Given Avery’s intransigence, Roosevelt intervened directly. He had Commerce Secretary Jesse Jones plan to seize the company. He dispatched a federal marshal and several government officials to ask Avery to leave his desk. He basically laughed at them. So Roosevelt ordered Attorney General Francis Biddle to personally fly to Chicago to handle it. When Avery showed up to work on the morning of April 27, 1944, he found Biddle there with a group of soldiers. Biddle tried to reason with him and told him he was hurting the war effort. Avery responded by saying “To hell with the government.” So Biddle ordered the soldiers to pick Avery up and carry him out of the building. Avery hurled the worst insult he could think of at Biddle, yelling, “You, you New Dealer!”

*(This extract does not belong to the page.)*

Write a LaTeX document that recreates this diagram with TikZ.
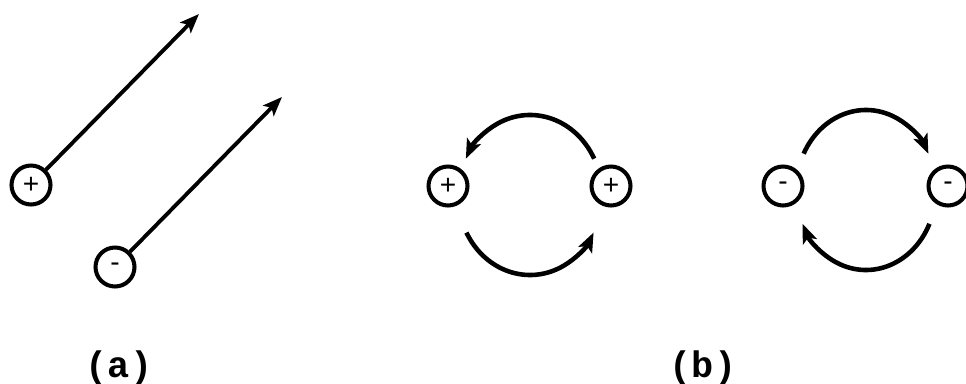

The legal case against the company quickly went into the courts, but the workers also immediately stopped the strike and voted in the new contract. So on May 9, Jones returned Montgomery Ward to private management. But Avery then rejected the contract and refused to go along with its provisions. Workers went on strike in the late fall. On December 27, Roosevelt once again ordered the government to take over Montgomery Ward, both its Chicago office and its major regional centers. Avery was allowed to stay in his office this time but was banned from any running of the company’s affairs, while the military set up in an office nearby. The govenrment continued running the company until October 18, 1945. With the war over, they gave it back to Avery, who then purged any managers who had worked with the government. His hatred of labor, which continued unabated, including refusing to offer a pension, combined with Avery’s poor business decisions to start the once dominant company on its long decline.